His teaching is firmly rooted in the history of science and the geological sciences. His students study the work of Copernicus, Nicholas Steno, Robert Hooke, William Smith, James Hutton, Charles Lyell, and other giants of science. Through these the students also study the development of the principles of geology: the Law of Superposition, the Law of Original Horizontality, that fossils are the record of life on earth, and the concept of deep geologic time. Fossils as the indicators of geologic time, the evolution of life, uniformarianism vs. catastrophism, punctuated equilibrium are additional topics explored in Hladky’s class.
Hladky’s students study the process of developing a model, or simplification of reality, to explain natural phenomena and how the model is tested using the principles of the scientific method. The example Hladky used in the lecture was the Aristotle model of the solar system, with the earth at its center, which held sway for 1800 years until Copernicus came forth with a better explanation for the motions the planets exhibit in the sky in his solar-centered model.

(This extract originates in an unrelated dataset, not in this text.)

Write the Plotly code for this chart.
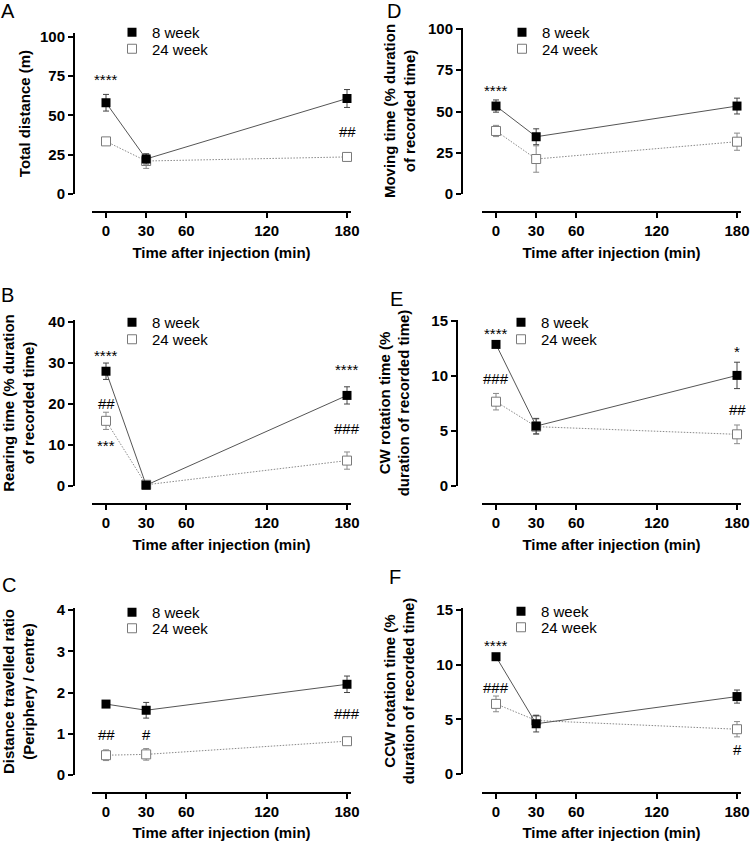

Hladky’s objective is to get the students to think for themselves and analyze the evidence. He reviews the Principle of Parsimony, or Occam's Razor, in which the simplest explanation is always preferred, or, the model which explains the most data with the least number of assumptions is better.

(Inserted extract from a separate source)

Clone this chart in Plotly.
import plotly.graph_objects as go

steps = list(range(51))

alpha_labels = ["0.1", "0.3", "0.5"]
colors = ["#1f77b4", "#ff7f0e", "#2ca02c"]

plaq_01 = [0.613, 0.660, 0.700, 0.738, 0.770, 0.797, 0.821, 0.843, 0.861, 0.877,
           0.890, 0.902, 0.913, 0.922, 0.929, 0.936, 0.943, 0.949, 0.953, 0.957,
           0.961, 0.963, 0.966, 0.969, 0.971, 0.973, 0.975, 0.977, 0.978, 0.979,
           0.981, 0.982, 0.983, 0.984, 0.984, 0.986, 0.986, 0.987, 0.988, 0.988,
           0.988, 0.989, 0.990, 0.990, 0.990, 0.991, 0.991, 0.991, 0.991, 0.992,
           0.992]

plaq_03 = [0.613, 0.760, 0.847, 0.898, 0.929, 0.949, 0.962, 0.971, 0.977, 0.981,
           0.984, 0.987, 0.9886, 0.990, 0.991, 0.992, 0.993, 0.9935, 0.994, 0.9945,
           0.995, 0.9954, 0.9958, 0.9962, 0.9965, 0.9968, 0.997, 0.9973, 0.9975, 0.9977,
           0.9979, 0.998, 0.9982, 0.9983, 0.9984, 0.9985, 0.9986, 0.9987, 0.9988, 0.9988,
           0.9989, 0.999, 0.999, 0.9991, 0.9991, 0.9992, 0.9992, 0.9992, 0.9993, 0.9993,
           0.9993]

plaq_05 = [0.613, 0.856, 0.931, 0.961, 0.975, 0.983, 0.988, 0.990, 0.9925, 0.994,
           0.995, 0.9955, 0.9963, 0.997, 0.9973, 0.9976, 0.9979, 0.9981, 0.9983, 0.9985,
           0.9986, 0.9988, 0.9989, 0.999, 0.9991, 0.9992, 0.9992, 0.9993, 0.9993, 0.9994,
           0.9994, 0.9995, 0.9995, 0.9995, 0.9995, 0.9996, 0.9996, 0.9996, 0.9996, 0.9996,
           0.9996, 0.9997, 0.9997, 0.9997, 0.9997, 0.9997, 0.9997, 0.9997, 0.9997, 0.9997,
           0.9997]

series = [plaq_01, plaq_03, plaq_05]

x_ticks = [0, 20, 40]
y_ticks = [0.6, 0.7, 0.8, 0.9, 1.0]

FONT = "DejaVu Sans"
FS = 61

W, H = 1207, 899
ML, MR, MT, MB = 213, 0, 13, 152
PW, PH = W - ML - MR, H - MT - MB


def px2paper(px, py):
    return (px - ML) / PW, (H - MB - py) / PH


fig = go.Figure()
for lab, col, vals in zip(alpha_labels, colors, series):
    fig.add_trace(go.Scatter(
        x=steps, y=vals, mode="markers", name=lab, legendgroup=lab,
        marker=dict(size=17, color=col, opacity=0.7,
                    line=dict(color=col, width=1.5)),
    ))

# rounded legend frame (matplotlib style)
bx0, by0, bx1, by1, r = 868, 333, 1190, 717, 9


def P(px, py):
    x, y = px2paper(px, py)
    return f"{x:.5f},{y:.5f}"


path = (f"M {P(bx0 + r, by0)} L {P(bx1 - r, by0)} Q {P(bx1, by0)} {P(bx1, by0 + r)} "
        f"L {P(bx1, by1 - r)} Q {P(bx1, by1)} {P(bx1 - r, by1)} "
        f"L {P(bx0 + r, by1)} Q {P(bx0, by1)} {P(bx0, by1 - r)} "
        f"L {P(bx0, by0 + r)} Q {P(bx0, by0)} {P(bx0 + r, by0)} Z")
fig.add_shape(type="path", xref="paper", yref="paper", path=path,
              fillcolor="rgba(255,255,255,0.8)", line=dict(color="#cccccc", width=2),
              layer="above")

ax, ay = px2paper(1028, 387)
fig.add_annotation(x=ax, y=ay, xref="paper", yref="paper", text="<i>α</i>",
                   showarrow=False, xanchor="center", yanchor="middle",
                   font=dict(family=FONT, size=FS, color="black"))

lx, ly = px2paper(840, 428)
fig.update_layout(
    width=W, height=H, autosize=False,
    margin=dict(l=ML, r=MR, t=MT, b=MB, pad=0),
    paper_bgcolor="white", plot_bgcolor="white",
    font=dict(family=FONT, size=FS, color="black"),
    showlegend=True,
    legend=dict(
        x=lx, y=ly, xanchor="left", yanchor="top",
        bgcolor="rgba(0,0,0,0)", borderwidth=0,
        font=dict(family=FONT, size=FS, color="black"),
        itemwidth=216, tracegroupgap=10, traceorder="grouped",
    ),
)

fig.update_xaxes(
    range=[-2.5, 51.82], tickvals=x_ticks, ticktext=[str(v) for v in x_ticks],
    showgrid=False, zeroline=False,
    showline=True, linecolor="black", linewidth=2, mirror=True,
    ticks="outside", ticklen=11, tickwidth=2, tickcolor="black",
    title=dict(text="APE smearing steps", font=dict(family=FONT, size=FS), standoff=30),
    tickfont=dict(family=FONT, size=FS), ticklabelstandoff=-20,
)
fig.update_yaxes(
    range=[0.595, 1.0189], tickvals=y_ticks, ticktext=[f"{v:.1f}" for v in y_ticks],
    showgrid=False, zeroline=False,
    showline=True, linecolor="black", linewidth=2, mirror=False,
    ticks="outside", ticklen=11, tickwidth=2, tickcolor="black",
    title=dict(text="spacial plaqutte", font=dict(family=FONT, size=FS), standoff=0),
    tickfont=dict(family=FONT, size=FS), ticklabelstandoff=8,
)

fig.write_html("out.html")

Armed with these analytical principals, Hladky then sets students to work in a real life geologic setting, and gather evidence to model how the landform evolved. He showed slides from a student project whose subject was the landform evolution of Upper and Lower Table Rocks, Castle Rock and Sams Valley near Medford. Upper Table Rock is capped by younger lavas with Eocene age rocks below. Cap rock consists of 7.1 million year old trachyandesite, higher in sodium and potassium than any other Cascades lavas. It is found for about 40 miles heading northeast from Medford, coming from a shield volcano at Olson Mountain. The horseshoe shapes of both Upper and Lower Table Rocks appear to mimic those of river bends.

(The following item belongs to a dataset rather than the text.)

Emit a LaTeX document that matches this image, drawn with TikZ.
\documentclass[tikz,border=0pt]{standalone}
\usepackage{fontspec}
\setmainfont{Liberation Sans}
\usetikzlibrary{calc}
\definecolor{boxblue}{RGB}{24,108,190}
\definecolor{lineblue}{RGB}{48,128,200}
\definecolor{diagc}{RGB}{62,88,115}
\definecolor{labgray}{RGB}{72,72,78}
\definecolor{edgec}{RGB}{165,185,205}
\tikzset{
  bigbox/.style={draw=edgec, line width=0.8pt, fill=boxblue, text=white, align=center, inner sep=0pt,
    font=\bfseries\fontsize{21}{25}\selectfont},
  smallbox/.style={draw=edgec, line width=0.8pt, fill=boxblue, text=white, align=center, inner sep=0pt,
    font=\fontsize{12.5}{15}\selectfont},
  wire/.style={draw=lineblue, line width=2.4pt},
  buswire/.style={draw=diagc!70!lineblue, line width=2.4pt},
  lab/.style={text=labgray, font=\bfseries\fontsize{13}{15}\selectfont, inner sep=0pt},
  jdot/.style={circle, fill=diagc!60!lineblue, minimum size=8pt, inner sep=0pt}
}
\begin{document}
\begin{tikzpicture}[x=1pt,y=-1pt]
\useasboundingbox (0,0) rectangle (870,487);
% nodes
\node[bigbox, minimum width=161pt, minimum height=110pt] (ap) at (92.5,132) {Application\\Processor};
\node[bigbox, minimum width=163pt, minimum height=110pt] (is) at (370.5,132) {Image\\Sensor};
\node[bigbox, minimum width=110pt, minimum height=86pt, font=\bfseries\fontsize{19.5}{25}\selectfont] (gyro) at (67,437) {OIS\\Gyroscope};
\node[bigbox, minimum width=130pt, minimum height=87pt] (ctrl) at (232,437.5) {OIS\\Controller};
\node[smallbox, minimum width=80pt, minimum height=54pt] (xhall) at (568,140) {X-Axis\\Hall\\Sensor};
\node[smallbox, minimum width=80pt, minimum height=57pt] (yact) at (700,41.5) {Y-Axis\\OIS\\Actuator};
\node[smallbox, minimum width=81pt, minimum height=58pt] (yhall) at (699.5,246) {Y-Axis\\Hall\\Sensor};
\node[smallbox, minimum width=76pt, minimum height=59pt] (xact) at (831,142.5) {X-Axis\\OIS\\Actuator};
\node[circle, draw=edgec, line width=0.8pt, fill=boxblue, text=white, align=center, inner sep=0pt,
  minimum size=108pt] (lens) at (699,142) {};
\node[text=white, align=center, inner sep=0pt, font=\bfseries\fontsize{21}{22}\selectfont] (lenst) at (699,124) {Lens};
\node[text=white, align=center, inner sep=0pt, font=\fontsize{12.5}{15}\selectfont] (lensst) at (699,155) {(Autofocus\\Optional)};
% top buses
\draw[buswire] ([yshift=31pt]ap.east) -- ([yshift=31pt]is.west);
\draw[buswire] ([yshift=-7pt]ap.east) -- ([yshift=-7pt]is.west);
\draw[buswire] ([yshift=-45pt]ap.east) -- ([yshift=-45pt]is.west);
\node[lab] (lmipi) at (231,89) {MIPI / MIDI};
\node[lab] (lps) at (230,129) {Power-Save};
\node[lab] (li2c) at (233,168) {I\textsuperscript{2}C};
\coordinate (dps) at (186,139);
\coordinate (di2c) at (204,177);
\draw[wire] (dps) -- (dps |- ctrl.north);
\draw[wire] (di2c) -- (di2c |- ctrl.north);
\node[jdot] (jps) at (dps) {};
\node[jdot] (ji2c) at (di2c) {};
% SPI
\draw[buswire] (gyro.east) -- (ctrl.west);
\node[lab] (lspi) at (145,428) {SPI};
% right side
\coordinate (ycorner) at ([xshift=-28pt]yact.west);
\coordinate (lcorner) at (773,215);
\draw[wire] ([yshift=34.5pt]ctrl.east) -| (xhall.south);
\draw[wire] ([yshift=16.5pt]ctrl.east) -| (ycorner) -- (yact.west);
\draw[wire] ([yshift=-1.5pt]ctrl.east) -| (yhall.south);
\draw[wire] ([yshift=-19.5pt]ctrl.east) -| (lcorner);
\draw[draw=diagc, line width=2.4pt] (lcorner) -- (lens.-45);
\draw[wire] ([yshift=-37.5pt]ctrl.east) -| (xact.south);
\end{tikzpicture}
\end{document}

Model 1 for the origin of Table Rocks is inverted topography with the horseshoe shapes following bends in the ancestral Rogue River.
Model 2 is a sheet flow model where bottom contact elevation varies, and the Table Rocks are not necessarily in the location of the ancestral Rogue River bed.
The first testing hypothesis Hladky’s students used is that if Model 1 is true, then the capping lava should all rest on similar age gravel, and as access was problematic this test was inconclusive. Another test is the scale of the features - do the width of the Table Rock features agree with the expected flow of the river? The actual features seem to be much bigger than the modern Rogue River, more like the scale of the modern Columbia River. Another test for Model 1 is that one would expect water altered lava at base of flow if it occurs in water, and it was not found. So, Hladky’s students concluded that Model 2 was more likely than Model 1.